8.3. Any amendments and/or additions to the rights and obligations defined in this Agreement shall be valid only if made in written or upon signed and written consent of both of the parties.

 

8.4. MALL OF TURKEY’s books, recordings, computer recordings and all documents to be prepared, written proceedings, reports, voucher, faxes and fax records, e-mails, and documents suchlike shall be accepted as sole valid conclusive evidence within the scope of this Agreement and its attachments. This article of Agreement is deemed to be an evidential contract regarding the 193rd article of Code of Civil Procedure.

 

8.5. Provided that Article 18(3) of Turkish Code of Commerce remains reserved, Parties may send all notices hereunder via e-mail or mail in addition to the methods set out in Article 18(3) of Turkish Code of Commerce. However, notices concerning defaults, termination of Agreement, and renegade from Agreement shall be sent via Notary, registered letter, or telegraph. In this respect following communication details shall be used.

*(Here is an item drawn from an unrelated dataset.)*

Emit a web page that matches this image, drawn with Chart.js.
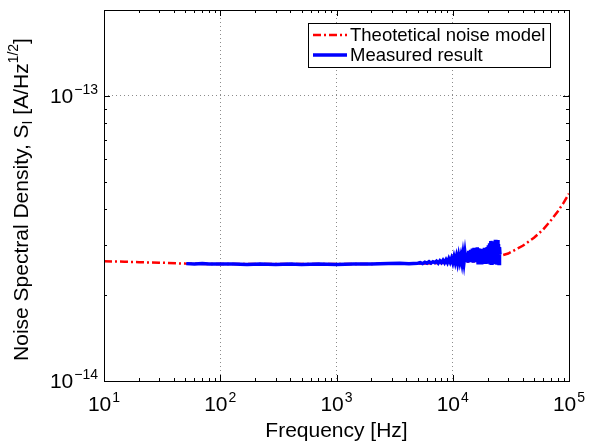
<!DOCTYPE html>
<html>
<head>
<meta charset="utf-8">
<script src="https://cdn.jsdelivr.net/npm/chart.js@4.4.1/dist/chart.umd.min.js"></script>
<style>
  html, body { margin: 0; padding: 0; background: #fff; }
  #wrap { width: 592px; height: 443px; }
</style>
</head>
<body>
<div id="wrap"><canvas id="psd" width="592" height="443"></canvas></div>
<script>
// values are in units of 1e-14 A/Hz^1/2
var UNIT = 1e-14;

var modelFreq = [10, 15, 20, 30, 50, 100, 1000, 5000, 10000, 15000, 20000, 25000, 30000, 40000, 50000, 60000, 70000, 80000, 90000, 100000];
var modelSI   = [2.63, 2.62, 2.61, 2.60, 2.58, 2.57, 2.57, 2.58, 2.60, 2.63, 2.68, 2.74, 2.80, 2.98, 3.18, 3.40, 3.66, 3.93, 4.22, 4.54];

var measFreq = [51, 60, 70, 80, 100, 130, 170, 220, 300, 400, 500, 700, 1000, 1400, 2000, 2800, 3500, 4200,
  5000, 5250, 5500, 5750, 6000, 6250, 6500, 6750, 7000, 7250, 7500, 7750, 8000, 8250, 8500, 8750, 9000, 9250, 9500, 9750,
  10000, 10250, 10500, 10750, 11000, 11250, 11500, 11750, 12000, 12250, 12500, 12750, 13000, 13250, 13500, 13750,
  14000, 14250, 14500, 14750, 15000, 15250, 15500, 15750, 16000, 16250, 16500, 16750, 17000, 17250, 17500, 17750,
  18000, 18250, 18500, 18750, 19000, 19250, 19500, 19750, 20000, 20250, 20500, 20750, 21000, 21250, 21500, 21750,
  22000, 22250, 22500, 22750, 23000, 23250, 23500, 23750, 24000, 24250, 24500, 24750, 25000, 25250, 25500];
var measSI = [2.58, 2.57, 2.58, 2.57, 2.57, 2.57, 2.56, 2.57, 2.56, 2.57, 2.56, 2.57, 2.56, 2.57, 2.57, 2.58, 2.59, 2.58,
  2.59, 2.60, 2.58, 2.61, 2.59, 2.62, 2.59, 2.62, 2.60, 2.63, 2.59, 2.64, 2.60, 2.65, 2.60, 2.66, 2.60, 2.68, 2.61, 2.69,
  2.60, 2.72, 2.61, 2.73, 2.60, 2.75, 2.62, 2.74, 2.60, 2.78, 2.61, 2.80, 2.62, 2.82, 2.60, 2.86,
  2.61, 2.88, 2.62, 2.91, 2.60, 2.93, 2.61, 2.90, 2.62, 2.94, 2.60, 2.92, 2.61, 2.89, 2.60, 2.91,
  2.62, 2.88, 2.59, 2.93, 2.61, 2.90, 2.58, 2.95, 2.60, 2.99, 2.58, 3.04, 2.60, 3.10, 2.59, 3.06,
  2.58, 3.00, 2.57, 3.09, 2.58, 3.13, 2.57, 3.08, 2.56, 3.12, 2.57, 3.02, 2.58, 2.95, 2.78];

var seriesNames = ['Theotetical noise model', 'Measured result'];

var xTicks = [10, 100, 1000, 10000, 100000];
var xTickExp = ['1', '2', '3', '4', '5'];
var yTicks = [1e-14, 1e-13];
var yTickExp = ['\u221214', '\u221213'];

var FONT = '"Liberation Sans", Arial, Helvetica, sans-serif';
var BIG = 21, SMALL = 14;

function toPoints(fs, vs) {
  return fs.map(function(f, i) { return { x: f, y: vs[i] * UNIT }; });
}

// draws "10" with a raised exponent, anchored by align ('center' or 'right')
function drawPow(ctx, x, y, exp, align) {
  ctx.font = BIG + 'px ' + FONT;
  var wb = ctx.measureText('10').width;
  ctx.font = SMALL + 'px ' + FONT;
  var we = ctx.measureText(exp).width;
  var total = wb + 1 + we;
  var x0 = align === 'right' ? x - total : x - total / 2;
  ctx.textAlign = 'left';
  ctx.textBaseline = 'alphabetic';
  ctx.font = BIG + 'px ' + FONT;
  ctx.fillText('10', x0, y);
  ctx.font = SMALL + 'px ' + FONT;
  ctx.fillText(exp, x0 + wb + 1, y - 9);
}

var matlabAxes = {
  id: 'matlabAxes',
  afterDatasetsDraw: function(chart) {
    var ctx = chart.ctx;
    var a = chart.chartArea;
    var xs = chart.scales.x, ys = chart.scales.y;
    ctx.save();
    ctx.strokeStyle = '#000';
    ctx.fillStyle = '#000';
    ctx.lineWidth = 1;

    // frame
    ctx.strokeRect(Math.round(a.left) + 0.5, Math.round(a.top) + 0.5,
      Math.round(a.right - a.left), Math.round(a.bottom - a.top));

    // inward ticks, major and minor
    ctx.beginPath();
    for (var e = 1; e <= 5; e++) {
      for (var k = 1; k <= 9; k++) {
        var v = k * Math.pow(10, e);
        if (v > 100000) break;
        var px = Math.round(xs.getPixelForValue(v)) + 0.5;
        var len = k === 1 ? 6 : 3;
        ctx.moveTo(px, a.bottom); ctx.lineTo(px, a.bottom - len);
        ctx.moveTo(px, a.top); ctx.lineTo(px, a.top + len);
      }
    }
    for (var e2 = -14; e2 <= -13; e2++) {
      for (var k2 = 1; k2 <= 9; k2++) {
        var vy = k2 * Math.pow(10, e2);
        if (vy > 2e-13) break;
        var py = Math.round(ys.getPixelForValue(vy)) + 0.5;
        var ly = k2 === 1 ? 6 : 3;
        ctx.moveTo(a.left, py); ctx.lineTo(a.left + ly, py);
        ctx.moveTo(a.right, py); ctx.lineTo(a.right - ly, py);
      }
    }
    ctx.stroke();

    // tick labels
    xTicks.forEach(function(v, i) {
      drawPow(ctx, xs.getPixelForValue(v), a.bottom + 30, xTickExp[i], 'center');
    });
    yTicks.forEach(function(v, i) {
      drawPow(ctx, a.left - 6, ys.getPixelForValue(v) + 7, yTickExp[i], 'right');
    });

    // x title
    ctx.font = BIG + 'px ' + FONT;
    ctx.textAlign = 'center';
    ctx.textBaseline = 'alphabetic';
    ctx.fillText('Frequency [Hz]', (a.left + a.right) / 2, 437);

    // y title with subscript / superscript
    ctx.save();
    ctx.translate(28, (a.top + a.bottom) / 2 + 4);
    ctx.rotate(-Math.PI / 2);
    var parts = [
      { t: 'Noise Spectral Density, S', f: BIG, dy: 0 },
      { t: 'I', f: SMALL, dy: 4 },
      { t: ' [A/Hz', f: BIG, dy: 0 },
      { t: '1/2', f: SMALL, dy: -10 },
      { t: ']', f: BIG, dy: 0 }
    ];
    var tw = 0;
    parts.forEach(function(p) { ctx.font = p.f + 'px ' + FONT; p.w = ctx.measureText(p.t).width; tw += p.w; });
    var cx = -tw / 2;
    ctx.textAlign = 'left';
    parts.forEach(function(p) {
      ctx.font = p.f + 'px ' + FONT;
      ctx.fillText(p.t, cx, p.dy);
      cx += p.w;
    });
    ctx.restore();

    // legend box
    var lx = 308, ly0 = 23, lw = 242, lh = 44;
    ctx.fillStyle = '#fff';
    ctx.fillRect(lx, ly0, lw, lh);
    ctx.strokeStyle = '#000';
    ctx.lineWidth = 1;
    ctx.strokeRect(lx + 0.5, ly0 + 0.5, lw, lh);
    chart.data.datasets.forEach(function(ds, i) {
      var yy = ly0 + 12 + i * 20;
      ctx.beginPath();
      ctx.strokeStyle = ds.borderColor;
      ctx.lineWidth = ds.borderWidth;
      ctx.setLineDash(ds.borderDash || []);
      ctx.moveTo(313, yy); ctx.lineTo(347, yy);
      ctx.stroke();
      ctx.setLineDash([]);
      ctx.fillStyle = '#000';
      ctx.font = '18.5px ' + FONT;
      ctx.textAlign = 'left';
      ctx.textBaseline = 'middle';
      ctx.fillText(ds.label, 350, yy + 1);
    });
    ctx.restore();
  }
};

var ctx = document.getElementById('psd').getContext('2d');
var psdChart = new Chart(ctx, {
  type: 'line',
  data: {
    datasets: [
      {
        label: seriesNames[0],
        data: toPoints(modelFreq, modelSI),
        borderColor: '#ff0000',
        borderWidth: 2.5,
        borderDash: [8, 3, 2, 3],
        pointRadius: 0,
        tension: 0,
        order: 2
      },
      {
        label: seriesNames[1],
        data: toPoints(measFreq, measSI),
        borderColor: '#0000ff',
        borderWidth: 3.5,
        pointRadius: 0,
        tension: 0,
        order: 1
      }
    ]
  },
  options: {
    responsive: false,
    animation: false,
    devicePixelRatio: 1,
    layout: { padding: { left: 104, right: 23, top: 10, bottom: 62 } },
    plugins: { legend: { display: false }, tooltip: { enabled: false } },
    scales: {
      x: {
        type: 'logarithmic',
        min: 10,
        max: 100000,
        afterBuildTicks: function(s) { s.ticks = xTicks.map(function(v) { return { value: v }; }); },
        ticks: { display: false },
        grid: { color: '#8c8c8c', lineWidth: 1, drawTicks: false },
        border: { display: false, dash: [1, 3] }
      },
      y: {
        type: 'logarithmic',
        min: 1e-14,
        max: 2e-13,
        afterBuildTicks: function(s) { s.ticks = yTicks.map(function(v) { return { value: v }; }); },
        ticks: { display: false },
        grid: { color: '#8c8c8c', lineWidth: 1, drawTicks: false },
        border: { display: false, dash: [1, 3] }
      }
    }
  },
  plugins: [matlabAxes]
});
</script>
</body>
</html>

For such correspondence, the Parties agree that their respective addresses set out in Agreement are their notification addresses. In case any change to the said address is not notified to the Party in writing within seven (7) days, notices sent to the addresses set out herein shall be deemed to have been duly served on the recipient Party and shall yield all consequences of a valid notice. Any notice, approval, permission, and other message shall be effective as of its date of notification, unless another date is construed as per its content.

 

8.6. Parties shall not transfer its rights and liabilities under this Agreement fully or partially to any third party, without prior written consent of the other Party.

 

8.7. If there is any conflict between the terms of this agreement, Turkish clauses shall be valid.

 

8.8. The terms of this Agreement shall be governed by the Laws of the Turkish Republic.